[START]
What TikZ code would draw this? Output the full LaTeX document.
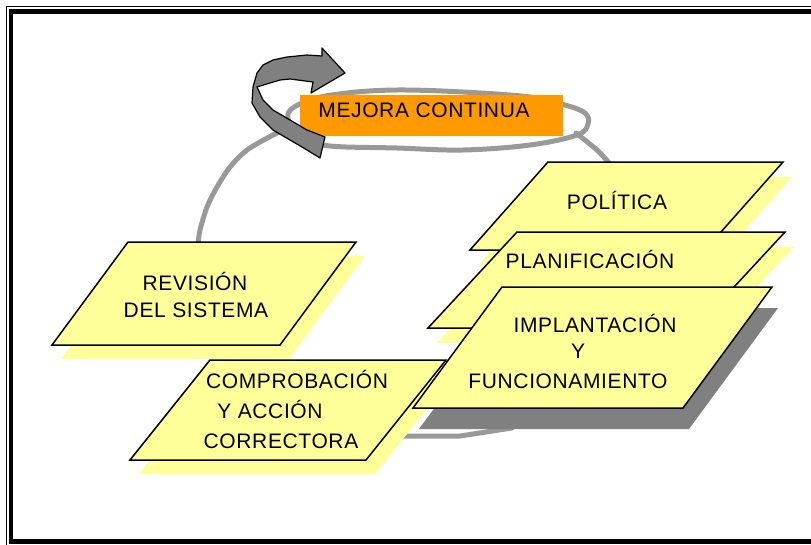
\documentclass[tikz,border=0pt]{standalone}
\usepackage{fontspec}
\setmainfont[LetterSpace=3]{Liberation Sans}
\definecolor{boxyellow}{RGB}{255,255,153}
\definecolor{mejoraorange}{RGB}{255,153,0}
\definecolor{loopgray}{RGB}{153,153,153}
\definecolor{shadowgray}{RGB}{128,128,128}
\tikzset{
  pgram/.style={fill=boxyellow, draw=black, line width=1.5pt},
  pshadow/.style={fill=boxyellow},
  dshadow/.style={fill=shadowgray},
  loopline/.style={draw=loopgray, line width=5pt, line join=round, line cap=round},
  lbl/.style={anchor=base, inner sep=0pt, font=\fontsize{21}{25}\selectfont}
}

\begin{document}
\begin{tikzpicture}[x=1pt,y=-1pt]
    % Fix the size of the picture
    \useasboundingbox (0,0) rectangle (811,544);

    % Draw the frame
    \draw[line width=0.8pt] (6.5,560) -- (6.5,6.5) -- (830,6.5);
    \draw[line width=4.5pt] (830,541.5) -- (11,541.5) -- (11,11.5) -- (830,11.5);

    % Draw the gray loop round the title
    \draw[loopline] plot[smooth cycle, tension=0.6] coordinates {(288,114) (310,100) (347,93) (397,90) (463,92) (530,97) (565,105) (585,113) (588,124) (577,135) (530,145) (463,150) (397,148) (330,146) (300,138)};

    % Draw the gray lines down to the boxes
    \draw[loopline] plot[smooth] coordinates {(285,130) (273,135) (247,150) (230,167) (217,187) (207,207) (200,230) (198,244)};
    \draw[loopline] plot[smooth] coordinates {(576,133) (597,150) (610,164)};
    \draw[loopline] (395,436) -- (460,436) -- (512,428);

    % Draw the REVISION box
    \fill[pshadow] (137,256) -- (365,256) -- (289,359) -- (61,359) -- cycle;
    \filldraw[pgram] (128,242) -- (356,242) -- (280,345) -- (52,345) -- cycle;

    % Draw the COMPROBACION box
    \fill[pshadow] (219,374) -- (455,374) -- (375,474) -- (139,474) -- cycle;
    \filldraw[pgram] (210,360) -- (446,360) -- (366,460) -- (130,460) -- cycle;

    % Draw the POLITICA box
    \fill[pshadow] (557,177) -- (792,177) -- (714,265) -- (479,265) -- cycle;
    \filldraw[pgram] (548,162) -- (783,162) -- (705,250) -- (470,250) -- cycle;

    % Draw the PLANIFICACION box
    \fill[pshadow] (526,247) -- (794,247) -- (705,343) -- (437,343) -- cycle;
    \filldraw[pgram] (517,232) -- (785,232) -- (696,328) -- (428,328) -- cycle;

    % Draw the IMPLANTACION box
    \fill[dshadow] (508,308) -- (778,308) -- (689,429) -- (419,429) -- cycle;
    \filldraw[pgram] (502,287) -- (772,287) -- (683,408) -- (413,408) -- cycle;

    % Draw the title box
    \fill[mejoraorange] (300,95) rectangle (563,136);

    % Draw the curved arrow
    \filldraw[fill=shadowgray, draw=black, line width=1.2pt, line join=round]
      (322,48) -- (345,73) -- (311,93) -- (313,82) -- (290,79) -- (280,80) -- (270,83) -- (257,87)
      -- (263,100) -- (273,110) -- (290,120) -- (307,130) -- (325,137) -- (320,158)
      -- (307,150) -- (290,140) -- (273,130) -- (260,117) -- (252,103) -- (253,87)
      -- (257,73) -- (263,65) -- (273,60) -- (287,57) -- (307,55) -- (322,56) -- cycle;

    % Label the title
    \node[lbl] (mejora) at (424,117) {MEJORA CONTINUA};

    % Label the boxes
    \node[lbl] (rev1) at (195,290) {REVISIÓN};
    \node[lbl] (rev2) at (196,317) {DEL SISTEMA};
    \node[lbl] (comp1) at (297,388) {COMPROBACIÓN};
    \node[lbl] (comp2) at (270,418) {Y ACCIÓN};
    \node[lbl] (comp3) at (281,448) {CORRECTORA};
    \node[lbl] (pol) at (617,209) {POLÍTICA};
    \node[lbl] (plan) at (590,268) {PLANIFICACIÓN};
    \node[lbl] (impl1) at (595,332) {IMPLANTACIÓN};
    \node[lbl] (impl2) at (578,358) {Y};
    \node[lbl] (impl3) at (568,388) {FUNCIONAMIENTO};
\end{tikzpicture}
\end{document}
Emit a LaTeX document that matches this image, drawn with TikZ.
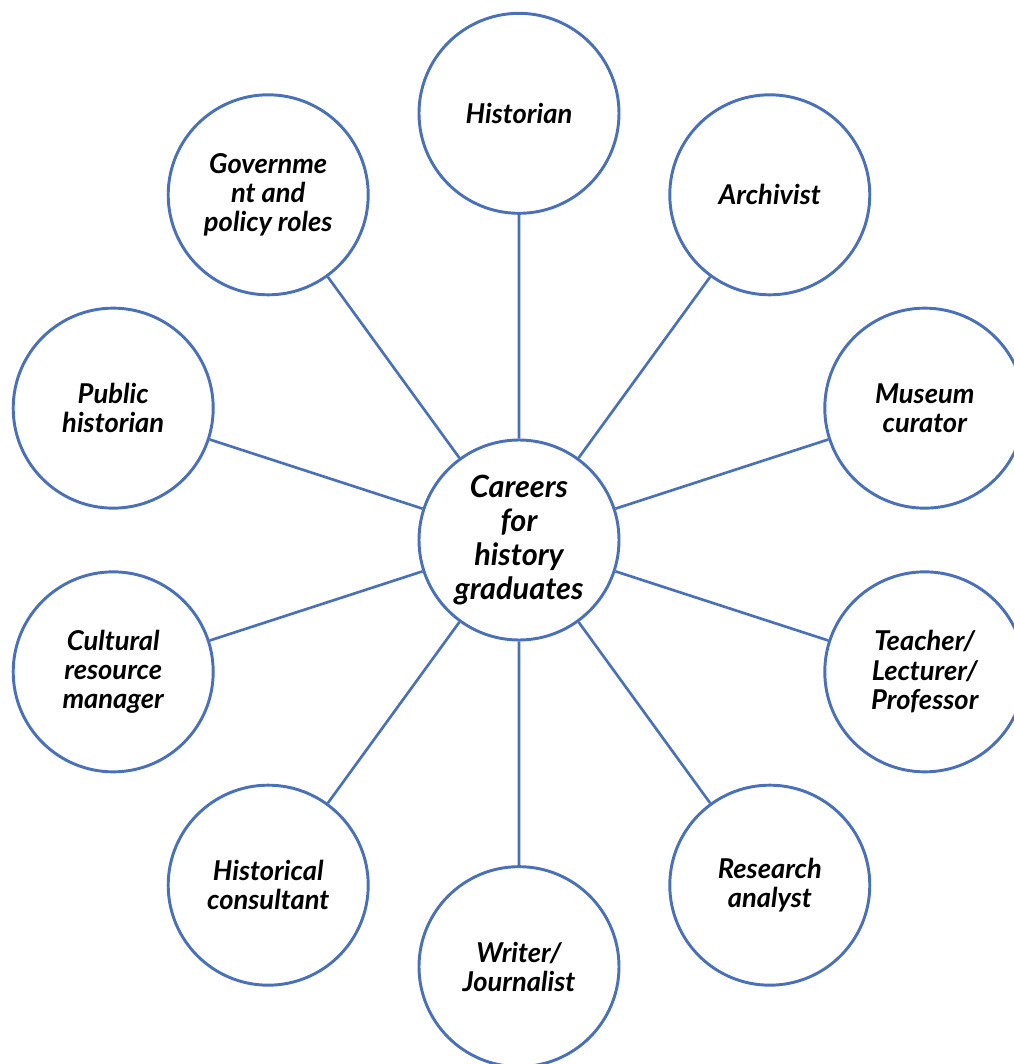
[END]
# [Work required]
Without including any pictures, output all the entries above exactly.

# [Task solution]
What TikZ code would draw this? Output the full LaTeX document.
\documentclass[tikz,border=0pt]{standalone}
\usepackage{fontspec}
\setmainfont[LetterSpace=3]{Liberation Sans}
\definecolor{boxyellow}{RGB}{255,255,153}
\definecolor{mejoraorange}{RGB}{255,153,0}
\definecolor{loopgray}{RGB}{153,153,153}
\definecolor{shadowgray}{RGB}{128,128,128}
\tikzset{
  pgram/.style={fill=boxyellow, draw=black, line width=1.5pt},
  pshadow/.style={fill=boxyellow},
  dshadow/.style={fill=shadowgray},
  loopline/.style={draw=loopgray, line width=5pt, line join=round, line cap=round},
  lbl/.style={anchor=base, inner sep=0pt, font=\fontsize{21}{25}\selectfont}
}

\begin{document}
\begin{tikzpicture}[x=1pt,y=-1pt]
    % Fix the size of the picture
    \useasboundingbox (0,0) rectangle (811,544);

    % Draw the frame
    \draw[line width=0.8pt] (6.5,560) -- (6.5,6.5) -- (830,6.5);
    \draw[line width=4.5pt] (830,541.5) -- (11,541.5) -- (11,11.5) -- (830,11.5);

    % Draw the gray loop round the title
    \draw[loopline] plot[smooth cycle, tension=0.6] coordinates {(288,114) (310,100) (347,93) (397,90) (463,92) (530,97) (565,105) (585,113) (588,124) (577,135) (530,145) (463,150) (397,148) (330,146) (300,138)};

    % Draw the gray lines down to the boxes
    \draw[loopline] plot[smooth] coordinates {(285,130) (273,135) (247,150) (230,167) (217,187) (207,207) (200,230) (198,244)};
    \draw[loopline] plot[smooth] coordinates {(576,133) (597,150) (610,164)};
    \draw[loopline] (395,436) -- (460,436) -- (512,428);

    % Draw the REVISION box
    \fill[pshadow] (137,256) -- (365,256) -- (289,359) -- (61,359) -- cycle;
    \filldraw[pgram] (128,242) -- (356,242) -- (280,345) -- (52,345) -- cycle;

    % Draw the COMPROBACION box
    \fill[pshadow] (219,374) -- (455,374) -- (375,474) -- (139,474) -- cycle;
    \filldraw[pgram] (210,360) -- (446,360) -- (366,460) -- (130,460) -- cycle;

    % Draw the POLITICA box
    \fill[pshadow] (557,177) -- (792,177) -- (714,265) -- (479,265) -- cycle;
    \filldraw[pgram] (548,162) -- (783,162) -- (705,250) -- (470,250) -- cycle;

    % Draw the PLANIFICACION box
    \fill[pshadow] (526,247) -- (794,247) -- (705,343) -- (437,343) -- cycle;
    \filldraw[pgram] (517,232) -- (785,232) -- (696,328) -- (428,328) -- cycle;

    % Draw the IMPLANTACION box
    \fill[dshadow] (508,308) -- (778,308) -- (689,429) -- (419,429) -- cycle;
    \filldraw[pgram] (502,287) -- (772,287) -- (683,408) -- (413,408) -- cycle;

    % Draw the title box
    \fill[mejoraorange] (300,95) rectangle (563,136);

    % Draw the curved arrow
    \filldraw[fill=shadowgray, draw=black, line width=1.2pt, line join=round]
      (322,48) -- (345,73) -- (311,93) -- (313,82) -- (290,79) -- (280,80) -- (270,83) -- (257,87)
      -- (263,100) -- (273,110) -- (290,120) -- (307,130) -- (325,137) -- (320,158)
      -- (307,150) -- (290,140) -- (273,130) -- (260,117) -- (252,103) -- (253,87)
      -- (257,73) -- (263,65) -- (273,60) -- (287,57) -- (307,55) -- (322,56) -- cycle;

    % Label the title
    \node[lbl] (mejora) at (424,117) {MEJORA CONTINUA};

    % Label the boxes
    \node[lbl] (rev1) at (195,290) {REVISIÓN};
    \node[lbl] (rev2) at (196,317) {DEL SISTEMA};
    \node[lbl] (comp1) at (297,388) {COMPROBACIÓN};
    \node[lbl] (comp2) at (270,418) {Y ACCIÓN};
    \node[lbl] (comp3) at (281,448) {CORRECTORA};
    \node[lbl] (pol) at (617,209) {POLÍTICA};
    \node[lbl] (plan) at (590,268) {PLANIFICACIÓN};
    \node[lbl] (impl1) at (595,332) {IMPLANTACIÓN};
    \node[lbl] (impl2) at (578,358) {Y};
    \node[lbl] (impl3) at (568,388) {FUNCIONAMIENTO};
\end{tikzpicture}
\end{document}
Emit a LaTeX document that matches this image, drawn with TikZ.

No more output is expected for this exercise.